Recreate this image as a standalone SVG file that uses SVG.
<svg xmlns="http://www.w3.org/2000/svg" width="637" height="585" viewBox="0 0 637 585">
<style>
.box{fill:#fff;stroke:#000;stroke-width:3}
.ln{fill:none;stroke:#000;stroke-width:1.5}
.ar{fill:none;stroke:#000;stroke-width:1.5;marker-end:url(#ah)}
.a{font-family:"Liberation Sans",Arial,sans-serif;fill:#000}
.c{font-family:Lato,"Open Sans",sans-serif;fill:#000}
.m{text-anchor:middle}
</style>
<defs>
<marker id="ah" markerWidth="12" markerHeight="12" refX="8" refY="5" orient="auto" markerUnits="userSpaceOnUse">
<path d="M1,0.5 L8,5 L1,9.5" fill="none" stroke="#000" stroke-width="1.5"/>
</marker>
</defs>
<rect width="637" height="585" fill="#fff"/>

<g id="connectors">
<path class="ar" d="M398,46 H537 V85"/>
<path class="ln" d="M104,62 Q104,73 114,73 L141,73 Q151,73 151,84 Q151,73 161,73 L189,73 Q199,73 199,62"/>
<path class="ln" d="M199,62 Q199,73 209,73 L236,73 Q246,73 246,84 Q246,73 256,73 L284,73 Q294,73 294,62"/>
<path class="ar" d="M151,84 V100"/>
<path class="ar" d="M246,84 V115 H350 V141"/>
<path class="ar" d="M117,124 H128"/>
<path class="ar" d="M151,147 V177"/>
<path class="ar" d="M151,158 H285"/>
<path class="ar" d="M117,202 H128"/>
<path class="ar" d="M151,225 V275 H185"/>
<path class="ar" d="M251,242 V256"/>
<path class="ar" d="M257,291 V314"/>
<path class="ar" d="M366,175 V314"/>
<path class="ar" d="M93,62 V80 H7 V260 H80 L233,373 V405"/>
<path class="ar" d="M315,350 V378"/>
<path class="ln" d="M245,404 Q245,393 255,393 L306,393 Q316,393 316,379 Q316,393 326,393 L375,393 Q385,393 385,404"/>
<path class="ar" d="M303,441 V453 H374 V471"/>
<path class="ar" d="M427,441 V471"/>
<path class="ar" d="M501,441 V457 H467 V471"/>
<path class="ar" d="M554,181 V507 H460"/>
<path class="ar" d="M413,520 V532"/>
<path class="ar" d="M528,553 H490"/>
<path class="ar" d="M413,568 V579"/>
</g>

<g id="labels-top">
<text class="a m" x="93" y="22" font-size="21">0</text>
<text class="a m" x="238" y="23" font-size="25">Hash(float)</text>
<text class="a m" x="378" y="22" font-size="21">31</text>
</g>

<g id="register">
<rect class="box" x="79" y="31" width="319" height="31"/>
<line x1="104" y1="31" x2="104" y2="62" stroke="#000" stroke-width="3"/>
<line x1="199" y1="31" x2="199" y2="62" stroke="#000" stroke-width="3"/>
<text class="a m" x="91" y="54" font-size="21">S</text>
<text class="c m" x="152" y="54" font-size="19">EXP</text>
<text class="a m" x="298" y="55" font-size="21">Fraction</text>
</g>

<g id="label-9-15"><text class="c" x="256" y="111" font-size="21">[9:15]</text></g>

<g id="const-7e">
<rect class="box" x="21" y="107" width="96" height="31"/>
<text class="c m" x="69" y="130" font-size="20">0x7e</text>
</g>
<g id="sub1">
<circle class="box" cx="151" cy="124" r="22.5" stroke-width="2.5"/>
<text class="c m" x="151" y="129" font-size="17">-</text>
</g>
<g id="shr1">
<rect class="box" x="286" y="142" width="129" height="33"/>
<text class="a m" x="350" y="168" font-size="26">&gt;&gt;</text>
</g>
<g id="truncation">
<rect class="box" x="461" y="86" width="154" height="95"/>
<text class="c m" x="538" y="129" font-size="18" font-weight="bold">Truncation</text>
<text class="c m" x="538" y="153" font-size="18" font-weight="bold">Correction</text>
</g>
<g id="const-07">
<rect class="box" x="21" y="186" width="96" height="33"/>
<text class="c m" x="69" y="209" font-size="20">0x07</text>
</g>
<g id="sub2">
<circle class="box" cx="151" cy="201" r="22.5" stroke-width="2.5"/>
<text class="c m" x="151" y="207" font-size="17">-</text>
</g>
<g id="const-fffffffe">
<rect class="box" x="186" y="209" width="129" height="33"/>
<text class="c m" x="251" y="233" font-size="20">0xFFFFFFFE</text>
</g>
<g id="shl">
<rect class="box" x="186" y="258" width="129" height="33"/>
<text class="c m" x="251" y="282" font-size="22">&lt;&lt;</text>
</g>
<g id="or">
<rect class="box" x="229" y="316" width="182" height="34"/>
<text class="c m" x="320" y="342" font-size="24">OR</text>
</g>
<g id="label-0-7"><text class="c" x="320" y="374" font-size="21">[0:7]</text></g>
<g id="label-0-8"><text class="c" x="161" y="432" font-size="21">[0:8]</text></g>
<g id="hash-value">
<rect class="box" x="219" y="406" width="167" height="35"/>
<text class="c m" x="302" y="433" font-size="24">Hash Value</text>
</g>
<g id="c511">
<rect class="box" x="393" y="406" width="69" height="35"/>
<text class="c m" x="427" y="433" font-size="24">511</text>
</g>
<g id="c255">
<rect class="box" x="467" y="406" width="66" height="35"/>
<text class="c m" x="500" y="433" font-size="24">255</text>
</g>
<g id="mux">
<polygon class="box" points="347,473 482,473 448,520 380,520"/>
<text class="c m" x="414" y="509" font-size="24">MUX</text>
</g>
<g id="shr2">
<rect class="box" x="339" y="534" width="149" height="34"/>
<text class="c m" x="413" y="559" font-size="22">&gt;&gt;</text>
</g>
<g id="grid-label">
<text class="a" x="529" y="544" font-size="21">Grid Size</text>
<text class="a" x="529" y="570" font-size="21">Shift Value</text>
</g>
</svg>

_ _ _ _ _

§ **Written request**
Recopy the whole listing exactly.

§ **Written response**
Recreate this image as a standalone SVG file that uses SVG.
<svg xmlns="http://www.w3.org/2000/svg" width="637" height="585" viewBox="0 0 637 585">
<style>
.box{fill:#fff;stroke:#000;stroke-width:3}
.ln{fill:none;stroke:#000;stroke-width:1.5}
.ar{fill:none;stroke:#000;stroke-width:1.5;marker-end:url(#ah)}
.a{font-family:"Liberation Sans",Arial,sans-serif;fill:#000}
.c{font-family:Lato,"Open Sans",sans-serif;fill:#000}
.m{text-anchor:middle}
</style>
<defs>
<marker id="ah" markerWidth="12" markerHeight="12" refX="8" refY="5" orient="auto" markerUnits="userSpaceOnUse">
<path d="M1,0.5 L8,5 L1,9.5" fill="none" stroke="#000" stroke-width="1.5"/>
</marker>
</defs>
<rect width="637" height="585" fill="#fff"/>

<g id="connectors">
<path class="ar" d="M398,46 H537 V85"/>
<path class="ln" d="M104,62 Q104,73 114,73 L141,73 Q151,73 151,84 Q151,73 161,73 L189,73 Q199,73 199,62"/>
<path class="ln" d="M199,62 Q199,73 209,73 L236,73 Q246,73 246,84 Q246,73 256,73 L284,73 Q294,73 294,62"/>
<path class="ar" d="M151,84 V100"/>
<path class="ar" d="M246,84 V115 H350 V141"/>
<path class="ar" d="M117,124 H128"/>
<path class="ar" d="M151,147 V177"/>
<path class="ar" d="M151,158 H285"/>
<path class="ar" d="M117,202 H128"/>
<path class="ar" d="M151,225 V275 H185"/>
<path class="ar" d="M251,242 V256"/>
<path class="ar" d="M257,291 V314"/>
<path class="ar" d="M366,175 V314"/>
<path class="ar" d="M93,62 V80 H7 V260 H80 L233,373 V405"/>
<path class="ar" d="M315,350 V378"/>
<path class="ln" d="M245,404 Q245,393 255,393 L306,393 Q316,393 316,379 Q316,393 326,393 L375,393 Q385,393 385,404"/>
<path class="ar" d="M303,441 V453 H374 V471"/>
<path class="ar" d="M427,441 V471"/>
<path class="ar" d="M501,441 V457 H467 V471"/>
<path class="ar" d="M554,181 V507 H460"/>
<path class="ar" d="M413,520 V532"/>
<path class="ar" d="M528,553 H490"/>
<path class="ar" d="M413,568 V579"/>
</g>

<g id="labels-top">
<text class="a m" x="93" y="22" font-size="21">0</text>
<text class="a m" x="238" y="23" font-size="25">Hash(float)</text>
<text class="a m" x="378" y="22" font-size="21">31</text>
</g>

<g id="register">
<rect class="box" x="79" y="31" width="319" height="31"/>
<line x1="104" y1="31" x2="104" y2="62" stroke="#000" stroke-width="3"/>
<line x1="199" y1="31" x2="199" y2="62" stroke="#000" stroke-width="3"/>
<text class="a m" x="91" y="54" font-size="21">S</text>
<text class="c m" x="152" y="54" font-size="19">EXP</text>
<text class="a m" x="298" y="55" font-size="21">Fraction</text>
</g>

<g id="label-9-15"><text class="c" x="256" y="111" font-size="21">[9:15]</text></g>

<g id="const-7e">
<rect class="box" x="21" y="107" width="96" height="31"/>
<text class="c m" x="69" y="130" font-size="20">0x7e</text>
</g>
<g id="sub1">
<circle class="box" cx="151" cy="124" r="22.5" stroke-width="2.5"/>
<text class="c m" x="151" y="129" font-size="17">-</text>
</g>
<g id="shr1">
<rect class="box" x="286" y="142" width="129" height="33"/>
<text class="a m" x="350" y="168" font-size="26">&gt;&gt;</text>
</g>
<g id="truncation">
<rect class="box" x="461" y="86" width="154" height="95"/>
<text class="c m" x="538" y="129" font-size="18" font-weight="bold">Truncation</text>
<text class="c m" x="538" y="153" font-size="18" font-weight="bold">Correction</text>
</g>
<g id="const-07">
<rect class="box" x="21" y="186" width="96" height="33"/>
<text class="c m" x="69" y="209" font-size="20">0x07</text>
</g>
<g id="sub2">
<circle class="box" cx="151" cy="201" r="22.5" stroke-width="2.5"/>
<text class="c m" x="151" y="207" font-size="17">-</text>
</g>
<g id="const-fffffffe">
<rect class="box" x="186" y="209" width="129" height="33"/>
<text class="c m" x="251" y="233" font-size="20">0xFFFFFFFE</text>
</g>
<g id="shl">
<rect class="box" x="186" y="258" width="129" height="33"/>
<text class="c m" x="251" y="282" font-size="22">&lt;&lt;</text>
</g>
<g id="or">
<rect class="box" x="229" y="316" width="182" height="34"/>
<text class="c m" x="320" y="342" font-size="24">OR</text>
</g>
<g id="label-0-7"><text class="c" x="320" y="374" font-size="21">[0:7]</text></g>
<g id="label-0-8"><text class="c" x="161" y="432" font-size="21">[0:8]</text></g>
<g id="hash-value">
<rect class="box" x="219" y="406" width="167" height="35"/>
<text class="c m" x="302" y="433" font-size="24">Hash Value</text>
</g>
<g id="c511">
<rect class="box" x="393" y="406" width="69" height="35"/>
<text class="c m" x="427" y="433" font-size="24">511</text>
</g>
<g id="c255">
<rect class="box" x="467" y="406" width="66" height="35"/>
<text class="c m" x="500" y="433" font-size="24">255</text>
</g>
<g id="mux">
<polygon class="box" points="347,473 482,473 448,520 380,520"/>
<text class="c m" x="414" y="509" font-size="24">MUX</text>
</g>
<g id="shr2">
<rect class="box" x="339" y="534" width="149" height="34"/>
<text class="c m" x="413" y="559" font-size="22">&gt;&gt;</text>
</g>
<g id="grid-label">
<text class="a" x="529" y="544" font-size="21">Grid Size</text>
<text class="a" x="529" y="570" font-size="21">Shift Value</text>
</g>
</svg>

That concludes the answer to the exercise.